One thing I loved was your narrator voice. I really enjoyed the little quips he would put in throughout in the parentheses; I thought they did a really nice job of lightening the mood and adding humor. I also think that his interactions with the other characters were really well written as well. Overall, you did a really nice job of encapsulating a fun cricket game in a group of friends and the high jinks that are sure to ensue.

I also loved how calculated everything felt. Your ending was quite humorous; I enjoyed how Abhi pretended to be dead and then it resulted in Sara and Nitish confessing things. The way you described them acting strange beforehand was really good, and I loved the way it culminated to that moment. Nice work!

Specifics

As the great ball of sun is being swept down the ground by the winter darkness in a glorious scene, the same is being tried in the playground which had only the light of twilight.


One thing I noticed about your first sentence was your usage of passive voice. Passive voice isn't inherently bad, but I feel like starting out your story with it might not be the best choice. Instead, try "As the great ball of sun swept down the ground." "Is being" just clutters the sentence up unnecessarily.

This time I hit five sixes and Nitish made up for his mistake by hitting a four on the last ball of the match and we won, he also got his reward in the form of a short compliment from Sara.


This is a comma splice; I suggest adding a conjunction after the comma in the sentence. You could also replace the comma with a semicolon.

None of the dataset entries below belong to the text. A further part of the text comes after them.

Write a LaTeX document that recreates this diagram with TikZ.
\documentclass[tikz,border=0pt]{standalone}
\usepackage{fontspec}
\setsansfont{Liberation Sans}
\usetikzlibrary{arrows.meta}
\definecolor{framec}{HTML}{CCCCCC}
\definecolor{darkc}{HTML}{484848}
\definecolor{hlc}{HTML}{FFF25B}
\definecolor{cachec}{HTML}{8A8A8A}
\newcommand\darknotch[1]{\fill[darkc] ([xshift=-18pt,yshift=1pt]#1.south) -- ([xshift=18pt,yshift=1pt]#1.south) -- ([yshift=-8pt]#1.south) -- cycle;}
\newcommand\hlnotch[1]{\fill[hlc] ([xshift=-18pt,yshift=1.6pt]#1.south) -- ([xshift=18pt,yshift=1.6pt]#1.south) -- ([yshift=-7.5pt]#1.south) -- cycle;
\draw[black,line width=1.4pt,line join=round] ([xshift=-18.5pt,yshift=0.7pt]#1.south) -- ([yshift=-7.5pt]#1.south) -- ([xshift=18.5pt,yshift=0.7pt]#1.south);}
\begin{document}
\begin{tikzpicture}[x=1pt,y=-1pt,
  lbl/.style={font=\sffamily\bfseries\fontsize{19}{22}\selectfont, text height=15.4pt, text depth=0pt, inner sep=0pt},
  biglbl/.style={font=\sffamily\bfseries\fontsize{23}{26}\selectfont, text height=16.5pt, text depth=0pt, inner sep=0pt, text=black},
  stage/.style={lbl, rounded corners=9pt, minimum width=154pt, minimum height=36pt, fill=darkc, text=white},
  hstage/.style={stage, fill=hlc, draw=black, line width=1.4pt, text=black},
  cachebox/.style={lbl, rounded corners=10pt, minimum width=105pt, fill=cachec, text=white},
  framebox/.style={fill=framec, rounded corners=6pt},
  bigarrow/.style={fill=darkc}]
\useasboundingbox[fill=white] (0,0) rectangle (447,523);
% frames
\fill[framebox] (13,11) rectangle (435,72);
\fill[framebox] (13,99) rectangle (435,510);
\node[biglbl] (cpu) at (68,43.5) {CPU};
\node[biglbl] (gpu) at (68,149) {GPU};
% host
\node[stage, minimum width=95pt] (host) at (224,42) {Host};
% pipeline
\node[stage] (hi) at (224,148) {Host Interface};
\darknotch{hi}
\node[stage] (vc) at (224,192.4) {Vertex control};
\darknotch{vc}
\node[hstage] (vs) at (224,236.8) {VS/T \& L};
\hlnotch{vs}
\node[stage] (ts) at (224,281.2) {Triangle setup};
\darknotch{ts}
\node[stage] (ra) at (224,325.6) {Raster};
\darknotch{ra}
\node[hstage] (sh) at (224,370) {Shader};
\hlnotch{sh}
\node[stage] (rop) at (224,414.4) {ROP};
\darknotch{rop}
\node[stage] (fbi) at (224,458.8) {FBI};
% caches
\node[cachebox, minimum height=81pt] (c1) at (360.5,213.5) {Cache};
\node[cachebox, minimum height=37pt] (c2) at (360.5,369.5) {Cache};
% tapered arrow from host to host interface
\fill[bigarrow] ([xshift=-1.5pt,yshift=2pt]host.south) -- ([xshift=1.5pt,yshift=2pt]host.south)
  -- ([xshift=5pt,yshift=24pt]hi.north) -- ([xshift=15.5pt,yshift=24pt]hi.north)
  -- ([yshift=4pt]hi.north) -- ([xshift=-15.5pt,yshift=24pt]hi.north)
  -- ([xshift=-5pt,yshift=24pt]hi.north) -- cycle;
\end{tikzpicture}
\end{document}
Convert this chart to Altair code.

I am the best in acting - no matter if it's a Puja drama or The Annual School Function, I always get the girst prize in acting. so, this time, I had no difficulty in acting like an unconscious man.


Couple things here: I think "girst" is supposed to be "first," and you also forgot to capitalize "so" at the beginning of the next sentence.

Overall: nice work! I think your story turned out really well, and I hope to read more from you in the future! Until next time!!




TheRebel2007 says...


Thanks for the review, Plume! I am definitely gonna correct out the mistakes. :p




To gain your own voice, you have to forget about having it heard.